Investments in traditional energy production, alongside newer opportunities such as lithium and power infrastructure, provide multiple avenues for long-term value creation.
The Danger of Chasing Yield
One of the biggest mistakes dividend investors make is focusing exclusively on yield.
A stock yielding 15% or 20% may appear attractive at first glance, but unusually high yields often signal underlying problems. In many cases, the yield rises because the stock price has fallen sharply, reflecting investor concerns about the company's future.
Warning signs include:
Dividend payments that exceed free cash flow.
Weak earnings growth.
Excessive debt levels.
Deteriorating business fundamentals.
Recent declines in share price.
History shows that companies forced to cut dividends often underperform both before and after the reduction is announced.
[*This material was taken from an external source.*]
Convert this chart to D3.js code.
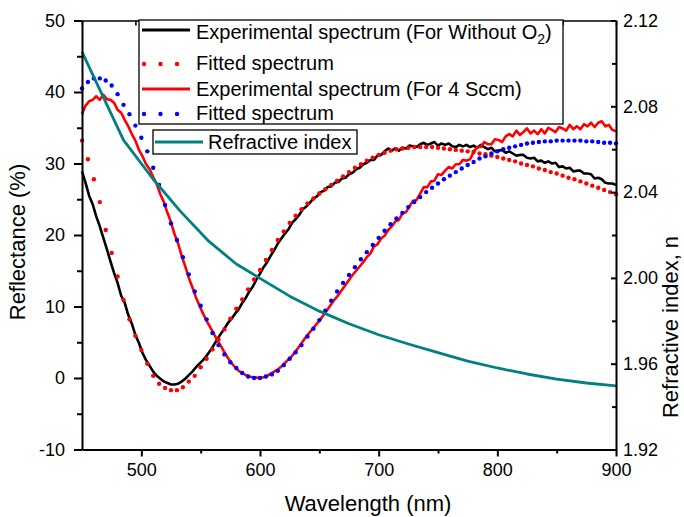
<!DOCTYPE html>
<html>
<head>
<meta charset="utf-8">
<script src="https://cdn.jsdelivr.net/npm/d3@7"></script>
<style>
  html, body { margin: 0; padding: 0; background: #fff; }
  svg { display: block; font-family: "Liberation Sans", Arial, Helvetica, sans-serif; }
</style>
</head>
<body>
<svg id="chart" width="684" height="517"></svg>
<script>
// Measured reflectance, sampled every 3 nm from 450 nm
const expStartNm = 450, expStepNm = 3;
const expWithoutO2 = [
  28.9, 27.3, 25.5, 24.3, 22.6, 21.2, 19.6, 18.0, 16.3, 14.7,
  13.3, 11.5, 10.5, 8.8, 7.6, 6.0, 4.9, 3.5, 2.5, 1.7,
  0.9, 0.3, -0.1, -0.5, -0.7, -0.9, -0.9, -0.8, -0.5, -0.1,
  0.4, 0.9, 1.5, 2.0, 2.5, 3.1, 3.8, 4.6, 5.4, 6.2,
  6.9, 7.7, 8.3, 9.0, 9.6, 10.5, 11.2, 12.1, 12.8, 13.8,
  14.6, 15.5, 16.2, 17.1, 17.9, 18.8, 19.5, 20.2, 20.8, 21.7,
  22.2, 22.8, 23.6, 24.0, 24.5, 25.1, 25.4, 26.0, 26.2, 26.7,
  26.8, 27.3, 27.4, 27.9, 28.0, 28.5, 28.7, 29.2, 29.4, 29.9,
  30.1, 30.5, 30.5, 31.1, 31.2, 31.7, 32.1, 31.8, 32.1, 31.8,
  32.2, 32.1, 32.5, 32.4, 32.3, 32.7, 32.9, 32.6, 32.8, 33.0,
  32.5, 32.8, 32.6, 32.8, 32.4, 32.3, 32.6, 32.4, 32.6, 32.3,
  32.5, 32.2, 32.6, 32.3, 32.0, 32.2, 31.7, 31.8, 31.9, 31.5,
  31.7, 31.4, 31.1, 31.2, 31.2, 30.8, 30.7, 30.8, 30.3, 30.4,
  30.1, 30.3, 30.0, 30.1, 29.5, 29.6, 29.3, 29.4, 28.9, 29.0,
  29.0, 28.6, 28.6, 28.5, 27.9, 28.0, 27.8, 27.3, 27.2, 27.2,
  27.0
];
const expFourSccm = [
  36.9, 38.1, 38.7, 38.9, 39.4, 38.9, 39.6, 39.0, 38.9, 38.5,
  37.5, 37.1, 36.1, 35.2, 34.1, 33.2, 31.9, 31.0, 29.9, 29.2,
  28.1, 27.1, 25.7, 24.6, 23.1, 21.8, 20.1, 18.8, 17.1, 15.6,
  14.0, 12.7, 11.3, 10.1, 9.0, 8.0, 7.1, 6.2, 5.3, 4.5,
  3.6, 2.8, 2.1, 1.5, 1.0, 0.7, 0.4, 0.2, 0.1, 0.05,
  0.0, 0.1, 0.3, 0.6, 0.9, 1.2, 1.6, 2.1, 2.6, 3.1,
  3.7, 4.4, 5.1, 5.8, 6.4, 7.0, 7.6, 8.2, 8.9, 9.6,
  10.3, 11.0, 11.6, 12.3, 13.0, 13.7, 14.4, 15.0, 15.6, 16.2,
  16.9, 17.4, 18.4, 18.7, 19.5, 19.9, 20.7, 21.2, 21.9, 22.1,
  23.0, 23.2, 24.0, 24.8, 24.9, 25.8, 26.7, 26.7, 27.5, 27.6,
  28.5, 28.4, 29.0, 29.5, 29.3, 29.9, 29.9, 30.5, 30.4, 30.6,
  31.6, 32.3, 32.3, 33.0, 32.7, 32.7, 33.4, 33.3, 33.0, 33.8,
  34.1, 33.8, 34.6, 34.0, 34.4, 34.9, 34.2, 34.6, 34.1, 34.8,
  34.2, 35.0, 34.7, 34.4, 35.1, 34.9, 34.6, 35.4, 34.8, 35.2,
  34.8, 35.5, 35.2, 35.7, 35.1, 35.7, 35.9, 35.2, 35.4, 34.7,
  34.5
];

// Fitted reflectance, sampled every 5 nm from 450 nm
const fitStartNm = 450, fitStepNm = 5;
const fitWithoutO2 = [
  33.2, 30.6, 27.8, 24.6, 20.7, 17.5, 14.2, 10.9, 8.2, 5.9,
  3.9, 2.0, 0.3, -0.8, -1.4, -1.7, -1.7, -1.3, -0.5, 0.3,
  1.5, 2.7, 4.0, 5.4, 6.8, 8.3, 9.7, 11.0, 12.4, 13.8,
  15.1, 16.5, 17.9, 19.3, 20.5, 21.7, 22.7, 23.6, 24.4, 25.1,
  25.8, 26.4, 27.0, 27.6, 28.2, 28.8, 29.4, 29.9, 30.4, 30.8,
  31.2, 31.5, 31.8, 32.0, 32.1, 32.2, 32.3, 32.3, 32.3, 32.3,
  32.2, 32.1, 32.0, 31.9, 31.8, 31.7, 31.6, 31.4, 31.3, 31.1,
  30.9, 30.7, 30.5, 30.3, 30.0, 29.8, 29.6, 29.3, 29.1, 28.8,
  28.6, 28.3, 28.0, 27.8, 27.5, 27.2, 26.9, 26.6, 26.3, 26.0,
  25.7
];
const fitFourSccm = [
  40.5, 41.4, 41.9, 41.9, 41.6, 40.9, 39.7, 38.2, 36.9, 35.3,
  33.6, 31.7, 29.4, 27.0, 24.2, 21.6, 19.3, 16.9, 14.5, 12.1,
  10.1, 8.2, 6.3, 4.6, 3.3, 2.2, 1.4, 0.7, 0.2, 0.0,
  0.0, 0.2, 0.5, 1.0, 1.8, 2.7, 3.6, 4.6, 5.8, 6.9,
  8.1, 9.4, 10.8, 12.1, 13.3, 14.4, 15.5, 16.6, 17.6, 18.6,
  19.6, 20.6, 21.5, 22.3, 23.1, 23.9, 24.6, 25.3, 26.0, 26.6,
  27.2, 27.8, 28.3, 28.8, 29.3, 29.8, 30.2, 30.7, 31.0, 31.4,
  31.7, 32.0, 32.2, 32.4, 32.6, 32.8, 32.9, 33.0, 33.1, 33.1,
  33.2, 33.2, 33.2, 33.2, 33.2, 33.1, 33.1, 33.0, 32.9, 32.9,
  32.8
];

// Refractive index dispersion
const indexWavelengths = [450, 485, 510, 533, 557, 580, 600, 625, 650, 675, 700, 725, 750, 775, 800, 825, 850, 875, 900];
const refractiveIndex  = [2.1054, 2.0642, 2.0460, 2.0310, 2.0170, 2.0065, 1.9998, 1.9915, 1.9845, 1.9786,
                          1.9735, 1.9692, 1.9652, 1.9612, 1.9580, 1.9552, 1.9528, 1.9510, 1.9497];

// Axis ticks
const wavelengthMajor = [500, 600, 700, 800, 900];
const wavelengthMinor = [550, 650, 750, 850];
const reflMajor = [-10, 0, 10, 20, 30, 40, 50];
const reflMinor = [-5, 5, 15, 25, 35, 45];
const indexMajor = [1.92, 1.96, 2.00, 2.04, 2.08, 2.12];
const indexMinor = [1.94, 1.98, 2.02, 2.06, 2.10];

// Legend entries
const legendMain = [
  { label: "Experimental spectrum (For Without O", sub: "2", tail: ")", color: "#000000", kind: "line" },
  { label: "Fitted spectrum", color: "#ff0000", kind: "dots" },
  { label: "Experimental spectrum (For 4 Sccm)", color: "#ff0000", kind: "line" },
  { label: "Fitted spectrum", color: "#0000ff", kind: "dots" }
];

const svg = d3.select("#chart");
const plot = { left: 82, right: 616, top: 20.5, bottom: 449.5 };

const x = d3.scaleLinear().domain([450, 900]).range([plot.left, plot.right]);
const yR = d3.scaleLinear().domain([-10, 50]).range([plot.bottom, plot.top]);
const yN = d3.scaleLinear().domain([1.92, 2.12]).range([plot.bottom, plot.top]);
const top10 = d3.scaleLinear().domain([0, 10]).range([plot.left, plot.right]);

svg.append("rect").attr("width", 684).attr("height", 517).attr("fill", "#fff");

const expPts = arr => arr.map((v, i) => [expStartNm + expStepNm * i, v]);
const fitPts = arr => arr.map((v, i) => [fitStartNm + fitStepNm * i, v]);

const lineR = d3.line().x(d => x(d[0])).y(d => yR(d[1]));
const lineN = d3.line().x(d => x(d[0])).y(d => yN(d[1]));

const curves = svg.append("g");

curves.append("path")
  .attr("d", lineR(expPts(expWithoutO2)))
  .attr("fill", "none").attr("stroke", "#000").attr("stroke-width", 2.6)
  .attr("stroke-linejoin", "round");

curves.append("g").selectAll("circle").data(fitPts(fitWithoutO2)).join("circle")
  .attr("cx", d => x(d[0])).attr("cy", d => yR(d[1])).attr("r", 2.2).attr("fill", "#ff0000");

curves.append("path")
  .attr("d", lineR(expPts(expFourSccm)))
  .attr("fill", "none").attr("stroke", "#ff0000").attr("stroke-width", 2.6)
  .attr("stroke-linejoin", "round");

curves.append("g").selectAll("circle").data(fitPts(fitFourSccm)).join("circle")
  .attr("cx", d => x(d[0])).attr("cy", d => yR(d[1])).attr("r", 2.2).attr("fill", "#0000ff");

curves.append("path")
  .attr("d", lineN(indexWavelengths.map((w, i) => [w, refractiveIndex[i]])))
  .attr("fill", "none").attr("stroke", "#008080").attr("stroke-width", 2.8)
  .attr("stroke-linejoin", "round");

// Axes
function styleAxis(g, width, fontSize) {
  g.selectAll("path.domain").attr("stroke", "#000").attr("stroke-width", width);
  g.selectAll(".tick line").attr("stroke", "#000").attr("stroke-width", width);
  g.selectAll(".tick text").attr("fill", "#000").style("font-size", fontSize + "px")
    .style("font-family", "\"Liberation Sans\", Arial, sans-serif");
}
const plainInt = d => String(d);   // hyphen-minus for negatives

// bottom
const gb = svg.append("g").attr("transform", `translate(0,${plot.bottom})`);
gb.append("g").call(d3.axisBottom(x).tickValues(wavelengthMajor).tickSize(7).tickSizeOuter(0).tickPadding(7).tickFormat(plainInt))
  .call(g => styleAxis(g, 2, 18));
gb.append("g").call(d3.axisBottom(x).tickValues(wavelengthMinor).tickSize(4).tickFormat(""))
  .call(g => { g.select(".domain").remove(); styleAxis(g, 2, 18); });

// top (unlabelled, inward ticks)
svg.append("g").attr("transform", `translate(0,${plot.top})`)
  .call(d3.axisTop(top10).ticks(10).tickSize(-5).tickSizeOuter(0).tickFormat(""))
  .call(g => styleAxis(g, 1.6, 18));

// left
const gl = svg.append("g").attr("transform", `translate(${plot.left},0)`);
gl.append("g").call(d3.axisLeft(yR).tickValues(reflMajor).tickSize(8).tickSizeOuter(0).tickPadding(9).tickFormat(plainInt))
  .call(g => styleAxis(g, 2, 18));
gl.append("g").call(d3.axisLeft(yR).tickValues(reflMinor).tickSize(5).tickFormat(""))
  .call(g => { g.select(".domain").remove(); styleAxis(g, 2, 18); });

// right (inward ticks)
const gr = svg.append("g").attr("transform", `translate(${plot.right},0)`);
gr.append("g").call(d3.axisRight(yN).tickValues(indexMajor).tickSize(-5).tickSizeOuter(0).tickPadding(7).tickFormat(d3.format(".2f")))
  .call(g => styleAxis(g, 2, 18));
gr.append("g").call(d3.axisRight(yN).tickValues(indexMinor).tickSize(-4).tickFormat(""))
  .call(g => { g.select(".domain").remove(); styleAxis(g, 2, 18); });

// Axis titles
const titleFont = 22;
svg.append("text").attr("x", 368).attr("y", 511).attr("text-anchor", "middle")
  .style("font-size", titleFont + "px").text("Wavelength (nm)");
svg.append("text").attr("transform", "translate(25,242) rotate(-90)").attr("text-anchor", "middle")
  .style("font-size", titleFont + "px").text("Reflectance (%)");
svg.append("text").attr("transform", "translate(678,327) rotate(-90)").attr("text-anchor", "middle")
  .style("font-size", titleFont + "px").text("Refractive index, n");

// Legend
const leg = svg.append("g");
leg.append("rect").attr("x", 139).attr("y", 20).attr("width", 424).attr("height", 104)
  .attr("fill", "#fff").attr("stroke", "#000").attr("stroke-width", 1.3);
const rowSample = [30, 64, 89, 114];
const rowBase = [39, 70, 96, 120];
legendMain.forEach((e, i) => {
  if (e.kind === "line") {
    leg.append("line").attr("x1", 142).attr("x2", 190).attr("y1", rowSample[i]).attr("y2", rowSample[i])
      .attr("stroke", e.color).attr("stroke-width", 3);
  } else {
    [144, 160.5, 177].forEach(cx => leg.append("circle").attr("cx", cx).attr("cy", rowSample[i]).attr("r", 2.2).attr("fill", e.color));
  }
  const t = leg.append("text").attr("x", 196).attr("y", rowBase[i]).style("font-size", "20px").text(e.label);
  if (e.sub) {
    t.append("tspan").attr("dy", 5).style("font-size", "14px").text(e.sub);
    t.append("tspan").attr("dy", -5).text(e.tail);
  }
});
leg.append("rect").attr("x", 153).attr("y", 130).attr("width", 204).attr("height", 24)
  .attr("fill", "#fff").attr("stroke", "#000").attr("stroke-width", 1.3);
leg.append("line").attr("x1", 155).attr("x2", 203).attr("y1", 142).attr("y2", 142)
  .attr("stroke", "#008080").attr("stroke-width", 3);
leg.append("text").attr("x", 208).attr("y", 149).style("font-size", "20px").text("Refractive index");
</script>
</body>
</html>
What Makes a Dividend Sustainable?
Rather than chasing the highest yield, investors should focus on dividend quality.
Key metrics include:
Dividend Coverage
A company should generate enough profits to comfortably cover dividend payments. Strong coverage ratios indicate a greater ability to maintain payouts during difficult periods.
Free Cash Flow
Dividends are paid with cash, not accounting profits. Healthy free cash flow provides an important margin of safety.
Competitive Advantages
Businesses with strong brands, market leadership, or other durable advantages are generally better positioned to maintain and grow dividends over time.
Dividend Growth
A consistent pattern of dividend increases often reflects management confidence in future earnings and cash-flow growth.
Dividend ETFs Offer a Simpler Alternative
For investors who prefer diversification over stock selection, dividend-focused exchange-traded funds can provide broad exposure to income-producing companies.
Dividend-growth ETFs often focus on businesses with strong balance sheets and histories of increasing payouts rather than simply targeting the highest yields. This approach may help investors avoid many common dividend traps while maintaining exposure to long-term income growth.
Many high-quality dividend ETFs also offer low costs, broad diversification, and reduced company-specific risk compared with individual stock ownership.